Reproduce the data below in full and exclude every picture.

◆ **Data**:
=====

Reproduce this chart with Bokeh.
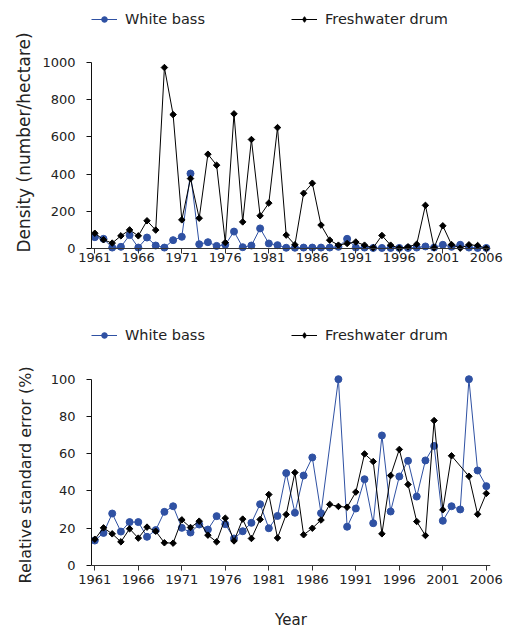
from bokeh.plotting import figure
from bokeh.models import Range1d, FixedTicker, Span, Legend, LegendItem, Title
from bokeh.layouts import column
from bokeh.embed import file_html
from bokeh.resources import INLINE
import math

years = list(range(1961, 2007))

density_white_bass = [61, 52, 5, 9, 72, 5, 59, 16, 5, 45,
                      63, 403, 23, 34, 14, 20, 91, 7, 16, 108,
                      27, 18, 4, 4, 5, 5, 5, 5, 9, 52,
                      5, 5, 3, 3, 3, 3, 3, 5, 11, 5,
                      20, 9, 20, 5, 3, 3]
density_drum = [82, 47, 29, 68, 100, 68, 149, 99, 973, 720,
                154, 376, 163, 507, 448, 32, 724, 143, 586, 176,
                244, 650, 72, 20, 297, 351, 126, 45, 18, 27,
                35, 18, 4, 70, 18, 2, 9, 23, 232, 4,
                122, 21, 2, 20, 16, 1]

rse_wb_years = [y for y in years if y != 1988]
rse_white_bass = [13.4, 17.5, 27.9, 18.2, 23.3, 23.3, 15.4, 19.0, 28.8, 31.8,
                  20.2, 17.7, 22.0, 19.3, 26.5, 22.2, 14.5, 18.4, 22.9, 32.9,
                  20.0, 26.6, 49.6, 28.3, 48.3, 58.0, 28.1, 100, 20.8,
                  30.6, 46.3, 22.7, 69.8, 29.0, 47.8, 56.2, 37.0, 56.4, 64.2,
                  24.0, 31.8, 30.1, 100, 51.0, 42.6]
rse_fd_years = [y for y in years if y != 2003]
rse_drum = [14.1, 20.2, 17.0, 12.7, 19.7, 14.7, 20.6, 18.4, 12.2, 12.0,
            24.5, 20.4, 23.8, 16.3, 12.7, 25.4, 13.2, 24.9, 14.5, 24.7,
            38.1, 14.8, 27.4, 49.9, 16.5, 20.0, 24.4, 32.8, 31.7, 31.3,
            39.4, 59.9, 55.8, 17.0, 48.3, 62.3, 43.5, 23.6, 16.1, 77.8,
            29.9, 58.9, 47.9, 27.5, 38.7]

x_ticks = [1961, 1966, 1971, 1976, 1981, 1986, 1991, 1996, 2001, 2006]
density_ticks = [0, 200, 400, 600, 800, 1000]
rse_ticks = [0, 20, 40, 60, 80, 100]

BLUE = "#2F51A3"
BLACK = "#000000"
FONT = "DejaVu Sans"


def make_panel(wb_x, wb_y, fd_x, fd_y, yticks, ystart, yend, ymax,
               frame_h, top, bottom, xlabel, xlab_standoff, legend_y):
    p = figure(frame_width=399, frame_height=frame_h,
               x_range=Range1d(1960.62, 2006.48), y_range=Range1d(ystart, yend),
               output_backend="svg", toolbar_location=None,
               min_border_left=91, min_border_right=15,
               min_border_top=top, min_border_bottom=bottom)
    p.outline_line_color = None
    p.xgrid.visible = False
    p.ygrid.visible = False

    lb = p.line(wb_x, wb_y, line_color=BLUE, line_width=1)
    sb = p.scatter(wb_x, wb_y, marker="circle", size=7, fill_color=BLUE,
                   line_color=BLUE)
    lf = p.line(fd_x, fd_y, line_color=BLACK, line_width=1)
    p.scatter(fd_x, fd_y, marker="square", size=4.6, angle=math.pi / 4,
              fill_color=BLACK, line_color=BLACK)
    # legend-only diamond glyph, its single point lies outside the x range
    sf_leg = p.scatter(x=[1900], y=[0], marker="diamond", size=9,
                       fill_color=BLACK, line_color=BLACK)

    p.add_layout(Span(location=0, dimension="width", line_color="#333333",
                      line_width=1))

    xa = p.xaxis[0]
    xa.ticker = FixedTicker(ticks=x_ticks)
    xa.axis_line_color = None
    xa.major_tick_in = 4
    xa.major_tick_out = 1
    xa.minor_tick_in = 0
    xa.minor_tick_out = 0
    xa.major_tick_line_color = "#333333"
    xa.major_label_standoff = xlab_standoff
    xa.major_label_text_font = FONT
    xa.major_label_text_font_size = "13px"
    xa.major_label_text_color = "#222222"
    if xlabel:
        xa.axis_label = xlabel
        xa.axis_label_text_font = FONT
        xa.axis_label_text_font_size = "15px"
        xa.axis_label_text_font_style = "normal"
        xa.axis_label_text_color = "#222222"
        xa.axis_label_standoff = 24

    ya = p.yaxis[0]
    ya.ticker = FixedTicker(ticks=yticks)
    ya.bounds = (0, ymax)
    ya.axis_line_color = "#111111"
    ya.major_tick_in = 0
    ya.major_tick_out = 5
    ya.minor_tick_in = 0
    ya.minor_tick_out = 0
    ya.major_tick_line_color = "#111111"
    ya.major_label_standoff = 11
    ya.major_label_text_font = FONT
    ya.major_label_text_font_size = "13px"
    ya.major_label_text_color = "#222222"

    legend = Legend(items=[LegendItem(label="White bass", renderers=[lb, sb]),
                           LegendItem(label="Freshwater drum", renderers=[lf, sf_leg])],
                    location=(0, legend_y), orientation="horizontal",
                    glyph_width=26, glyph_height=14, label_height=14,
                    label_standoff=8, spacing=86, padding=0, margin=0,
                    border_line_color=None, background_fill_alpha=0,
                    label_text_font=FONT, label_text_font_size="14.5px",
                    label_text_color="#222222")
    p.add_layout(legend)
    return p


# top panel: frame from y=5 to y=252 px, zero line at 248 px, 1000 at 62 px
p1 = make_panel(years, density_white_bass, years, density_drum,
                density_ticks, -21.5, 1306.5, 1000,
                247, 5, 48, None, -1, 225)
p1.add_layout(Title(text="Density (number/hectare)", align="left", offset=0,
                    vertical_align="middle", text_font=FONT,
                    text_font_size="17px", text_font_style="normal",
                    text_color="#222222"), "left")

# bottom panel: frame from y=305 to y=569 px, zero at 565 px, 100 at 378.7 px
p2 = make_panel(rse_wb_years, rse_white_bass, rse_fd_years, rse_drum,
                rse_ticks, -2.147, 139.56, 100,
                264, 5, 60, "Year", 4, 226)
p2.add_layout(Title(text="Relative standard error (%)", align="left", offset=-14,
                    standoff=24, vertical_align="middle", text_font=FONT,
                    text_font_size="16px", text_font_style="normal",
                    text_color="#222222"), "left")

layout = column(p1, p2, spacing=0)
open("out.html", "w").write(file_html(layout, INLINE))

=====

◆ **Correct result**:
Reproduce this chart with Bokeh.
from bokeh.plotting import figure
from bokeh.models import Range1d, FixedTicker, Span, Legend, LegendItem, Title
from bokeh.layouts import column
from bokeh.embed import file_html
from bokeh.resources import INLINE
import math

years = list(range(1961, 2007))

density_white_bass = [61, 52, 5, 9, 72, 5, 59, 16, 5, 45,
                      63, 403, 23, 34, 14, 20, 91, 7, 16, 108,
                      27, 18, 4, 4, 5, 5, 5, 5, 9, 52,
                      5, 5, 3, 3, 3, 3, 3, 5, 11, 5,
                      20, 9, 20, 5, 3, 3]
density_drum = [82, 47, 29, 68, 100, 68, 149, 99, 973, 720,
                154, 376, 163, 507, 448, 32, 724, 143, 586, 176,
                244, 650, 72, 20, 297, 351, 126, 45, 18, 27,
                35, 18, 4, 70, 18, 2, 9, 23, 232, 4,
                122, 21, 2, 20, 16, 1]

rse_wb_years = [y for y in years if y != 1988]
rse_white_bass = [13.4, 17.5, 27.9, 18.2, 23.3, 23.3, 15.4, 19.0, 28.8, 31.8,
                  20.2, 17.7, 22.0, 19.3, 26.5, 22.2, 14.5, 18.4, 22.9, 32.9,
                  20.0, 26.6, 49.6, 28.3, 48.3, 58.0, 28.1, 100, 20.8,
                  30.6, 46.3, 22.7, 69.8, 29.0, 47.8, 56.2, 37.0, 56.4, 64.2,
                  24.0, 31.8, 30.1, 100, 51.0, 42.6]
rse_fd_years = [y for y in years if y != 2003]
rse_drum = [14.1, 20.2, 17.0, 12.7, 19.7, 14.7, 20.6, 18.4, 12.2, 12.0,
            24.5, 20.4, 23.8, 16.3, 12.7, 25.4, 13.2, 24.9, 14.5, 24.7,
            38.1, 14.8, 27.4, 49.9, 16.5, 20.0, 24.4, 32.8, 31.7, 31.3,
            39.4, 59.9, 55.8, 17.0, 48.3, 62.3, 43.5, 23.6, 16.1, 77.8,
            29.9, 58.9, 47.9, 27.5, 38.7]

x_ticks = [1961, 1966, 1971, 1976, 1981, 1986, 1991, 1996, 2001, 2006]
density_ticks = [0, 200, 400, 600, 800, 1000]
rse_ticks = [0, 20, 40, 60, 80, 100]

BLUE = "#2F51A3"
BLACK = "#000000"
FONT = "DejaVu Sans"


def make_panel(wb_x, wb_y, fd_x, fd_y, yticks, ystart, yend, ymax,
               frame_h, top, bottom, xlabel, xlab_standoff, legend_y):
    p = figure(frame_width=399, frame_height=frame_h,
               x_range=Range1d(1960.62, 2006.48), y_range=Range1d(ystart, yend),
               output_backend="svg", toolbar_location=None,
               min_border_left=91, min_border_right=15,
               min_border_top=top, min_border_bottom=bottom)
    p.outline_line_color = None
    p.xgrid.visible = False
    p.ygrid.visible = False

    lb = p.line(wb_x, wb_y, line_color=BLUE, line_width=1)
    sb = p.scatter(wb_x, wb_y, marker="circle", size=7, fill_color=BLUE,
                   line_color=BLUE)
    lf = p.line(fd_x, fd_y, line_color=BLACK, line_width=1)
    p.scatter(fd_x, fd_y, marker="square", size=4.6, angle=math.pi / 4,
              fill_color=BLACK, line_color=BLACK)
    # legend-only diamond glyph, its single point lies outside the x range
    sf_leg = p.scatter(x=[1900], y=[0], marker="diamond", size=9,
                       fill_color=BLACK, line_color=BLACK)

    p.add_layout(Span(location=0, dimension="width", line_color="#333333",
                      line_width=1))

    xa = p.xaxis[0]
    xa.ticker = FixedTicker(ticks=x_ticks)
    xa.axis_line_color = None
    xa.major_tick_in = 4
    xa.major_tick_out = 1
    xa.minor_tick_in = 0
    xa.minor_tick_out = 0
    xa.major_tick_line_color = "#333333"
    xa.major_label_standoff = xlab_standoff
    xa.major_label_text_font = FONT
    xa.major_label_text_font_size = "13px"
    xa.major_label_text_color = "#222222"
    if xlabel:
        xa.axis_label = xlabel
        xa.axis_label_text_font = FONT
        xa.axis_label_text_font_size = "15px"
        xa.axis_label_text_font_style = "normal"
        xa.axis_label_text_color = "#222222"
        xa.axis_label_standoff = 24

    ya = p.yaxis[0]
    ya.ticker = FixedTicker(ticks=yticks)
    ya.bounds = (0, ymax)
    ya.axis_line_color = "#111111"
    ya.major_tick_in = 0
    ya.major_tick_out = 5
    ya.minor_tick_in = 0
    ya.minor_tick_out = 0
    ya.major_tick_line_color = "#111111"
    ya.major_label_standoff = 11
    ya.major_label_text_font = FONT
    ya.major_label_text_font_size = "13px"
    ya.major_label_text_color = "#222222"

    legend = Legend(items=[LegendItem(label="White bass", renderers=[lb, sb]),
                           LegendItem(label="Freshwater drum", renderers=[lf, sf_leg])],
                    location=(0, legend_y), orientation="horizontal",
                    glyph_width=26, glyph_height=14, label_height=14,
                    label_standoff=8, spacing=86, padding=0, margin=0,
                    border_line_color=None, background_fill_alpha=0,
                    label_text_font=FONT, label_text_font_size="14.5px",
                    label_text_color="#222222")
    p.add_layout(legend)
    return p


# top panel: frame from y=5 to y=252 px, zero line at 248 px, 1000 at 62 px
p1 = make_panel(years, density_white_bass, years, density_drum,
                density_ticks, -21.5, 1306.5, 1000,
                247, 5, 48, None, -1, 225)
p1.add_layout(Title(text="Density (number/hectare)", align="left", offset=0,
                    vertical_align="middle", text_font=FONT,
                    text_font_size="17px", text_font_style="normal",
                    text_color="#222222"), "left")

# bottom panel: frame from y=305 to y=569 px, zero at 565 px, 100 at 378.7 px
p2 = make_panel(rse_wb_years, rse_white_bass, rse_fd_years, rse_drum,
                rse_ticks, -2.147, 139.56, 100,
                264, 5, 60, "Year", 4, 226)
p2.add_layout(Title(text="Relative standard error (%)", align="left", offset=-14,
                    standoff=24, vertical_align="middle", text_font=FONT,
                    text_font_size="16px", text_font_style="normal",
                    text_color="#222222"), "left")

layout = column(p1, p2, spacing=0)
open("out.html", "w").write(file_html(layout, INLINE))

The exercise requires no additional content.